LUWEERO. The Chief Inspector of Courts, Justice Augustine Nshimye, has asked individual court users to always come forward and testify against judicial officers who solicit bribes from them.
Justice Nshimye said it serves no purpose for the public to continue making allegations that judicial officers take bribes from them when they cannot produce evidence pinning the officers.
“We need particular evidence pinning the court clerks and the magistrates to facilitate disciplinary action against them because courts are established to facilitate justice without discrimination,” Justice Nshimye said.
Justice Nshimye was on Tuesday speaking to Luweero Town Council residents at Luweero Chief Magistrate’s Court where his team was overwhelmed by complaints against court clerks and magistrates in Luweero magisterial area.
Justice Nshimye said he had noted particular issues that would be addressed, including transferring court clerks who have over- stayed at the same court.
Complaints raised against Luweero court clerks included demanding money from litigants for cases involving land disputes to facilitate court staff visits to inspect land under dispute, general bribes to purportedly facilitate cases and long adjournment of cases.
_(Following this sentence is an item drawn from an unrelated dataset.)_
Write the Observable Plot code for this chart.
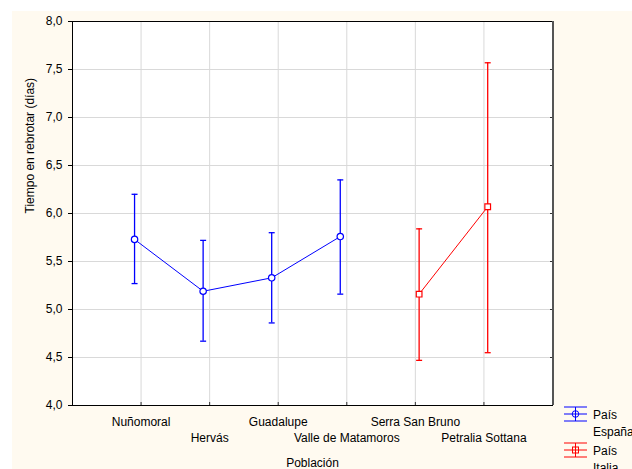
<!DOCTYPE html>
<html><head><meta charset="utf-8">
<script src="https://cdn.jsdelivr.net/npm/d3@7"></script>
<script src="https://cdn.jsdelivr.net/npm/@observablehq/plot@0.6"></script>
<style>
body{margin:0;background:#fff;font-family:"Liberation Sans",Arial,sans-serif;}
#wrap{position:relative;width:632px;height:469px;overflow:hidden;}
#bg{position:absolute;left:12px;top:11px;right:0;bottom:0;background:#fffaf0;}
#chart{position:absolute;left:0;top:0;}
#legend{position:absolute;left:0;top:0;}
</style></head><body>
<div id="wrap"><div id="bg"></div><div id="chart"></div><svg id="legend" width="632" height="469"></svg></div>
<script>
const categories = ["Nuñomoral", "Hervás", "Guadalupe", "Valle de Matamoros", "Serra San Bruno", "Petralia Sottana"];
const pais = ["España", "España", "España", "España", "Italia", "Italia"];
const means = [5.73, 5.19, 5.33, 5.76, 5.16, 6.07];
const lower = [5.27, 4.67, 4.86, 5.16, 4.47, 4.55];
const upper = [6.20, 5.72, 5.80, 6.35, 5.84, 7.57];
const yTicks = [4.0, 4.5, 5.0, 5.5, 6.0, 6.5, 7.0, 7.5, 8.0];
const series = ["España", "Italia"];
const seriesColors = ["#0000ff", "#ff0000"];
const seriesSymbols = ["circle", "square"];
const xLabel = "Población";
const yLabel = "Tiempo en rebrotar (días)";
const legendTitle = "País";

const offsets = {"España": -0.095, "Italia": 0.055};
const rows = categories.map((c, i) => ({cat: c, idx: i + 1, pais: pais[i], mean: means[i], lo: lower[i], hi: upper[i]}));
const xPos = d => d.idx + offsets[d.pais];
const catTicks = rows.map(d => d.idx);
const capSymbol = {draw(ctx, size) { const w = Math.sqrt(size / Math.PI); ctx.moveTo(-w, 0); ctx.lineTo(w, 0); }};
const fmt = v => v.toFixed(1).replace(".", ",");

const chart = Plot.plot({
  width: 632, height: 469,
  marginLeft: 72, marginRight: 80, marginTop: 21, marginBottom: 64,
  style: {fontFamily: "Liberation Sans, Arial, sans-serif", fontSize: "12px", background: "transparent", color: "black"},
  x: {domain: [0, 7], label: null},
  y: {domain: [4, 8], label: null},
  color: {domain: series, range: seriesColors},
  symbol: {domain: series, range: seriesSymbols},
  marks: [
    Plot.frame({fill: "white", stroke: null}),
    Plot.gridY(yTicks, {stroke: "#d9d9d9", strokeOpacity: 1}),
    Plot.gridX(catTicks, {stroke: "#d9d9d9", strokeOpacity: 1}),
    Plot.axisY(yTicks, {tickSize: 4, tickPadding: 6, tickFormat: fmt, fontSize: 12}),
    Plot.axisY(yTicks, {anchor: "right", tickSize: 3, dx: -3, text: null, stroke: "#333"}),
    Plot.axisX(catTicks, {tickSize: 3, dy: -3, text: null, stroke: "#333"}),
    Plot.axisX(catTicks.filter(i => i % 2 === 1), {tickSize: 0, tickPadding: 12, tickFormat: i => categories[i - 1], fontSize: 12}),
    Plot.axisX(catTicks.filter(i => i % 2 === 0), {tickSize: 0, tickPadding: 28, tickFormat: i => categories[i - 1], fontSize: 12}),
    Plot.ruleX(rows, {x: xPos, y1: "lo", y2: "hi", stroke: "pais", strokeWidth: 1.3}),
    Plot.dot(rows, {x: xPos, y: "lo", symbol: capSymbol, r: 3, stroke: "pais", strokeWidth: 1.3}),
    Plot.dot(rows, {x: xPos, y: "hi", symbol: capSymbol, r: 3, stroke: "pais", strokeWidth: 1.3}),
    Plot.line(rows, {x: xPos, y: "mean", z: "pais", stroke: "pais", strokeWidth: 1}),
    Plot.dot(rows, {x: xPos, y: "mean", symbol: "pais", r: 3.2, stroke: "pais", fill: "white", strokeWidth: 1.2}),
    Plot.frame({stroke: "black"}),
    Plot.ruleX([7], {stroke: "#555", strokeWidth: 2, dx: 0.5}),
    Plot.text([yLabel], {frameAnchor: "left", dx: -42, rotate: -90, fontSize: 12}),
    Plot.text([xLabel], {frameAnchor: "bottom", dy: 61, fontSize: 12})
  ]
});
document.getElementById("chart").appendChild(chart);

// legend
const lg = d3.select("#legend");
const lx = 564, ly0 = 414, lstep = 36;
series.forEach((s, i) => {
  const cy = ly0 + i * lstep, col = seriesColors[i];
  const g = lg.append("g").attr("stroke", col).attr("fill", "none");
  [-7, 0, 7].forEach(o => g.append("line").attr("x1", lx).attr("x2", lx + 23).attr("y1", cy + o).attr("y2", cy + o));
  g.append("line").attr("x1", lx + 11.5).attr("x2", lx + 11.5).attr("y1", cy - 7).attr("y2", cy + 7);
  if (seriesSymbols[i] === "circle") g.append("circle").attr("cx", lx + 11.5).attr("cy", cy).attr("r", 3.3);
  else g.append("rect").attr("x", lx + 8.5).attr("y", cy - 3).attr("width", 6).attr("height", 6);
  lg.append("text").attr("x", 593).attr("y", cy + 5).attr("font-size", 12).attr("font-family", "Liberation Sans, Arial").text(legendTitle);
  lg.append("text").attr("x", 593).attr("y", cy + 22).attr("font-size", 12).attr("font-family", "Liberation Sans, Arial").text(s);
});
</script>
</body></html>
Residents also raised concern about increasing land dispute cases in Luweero, saying court response is slow.
“The long adjournments for cases involving land disputes do not help resolve concerns, which call for immediate action. The court clerks block us from direct access to the magistrates,” Ms Cissy Namuddu, a resident of Kikyusa Sub-county in Luweero District, claimed.
Justice Nshimye said the Judiciary is grappling with shortage of magistrates and judges, which partly explains the case backlog.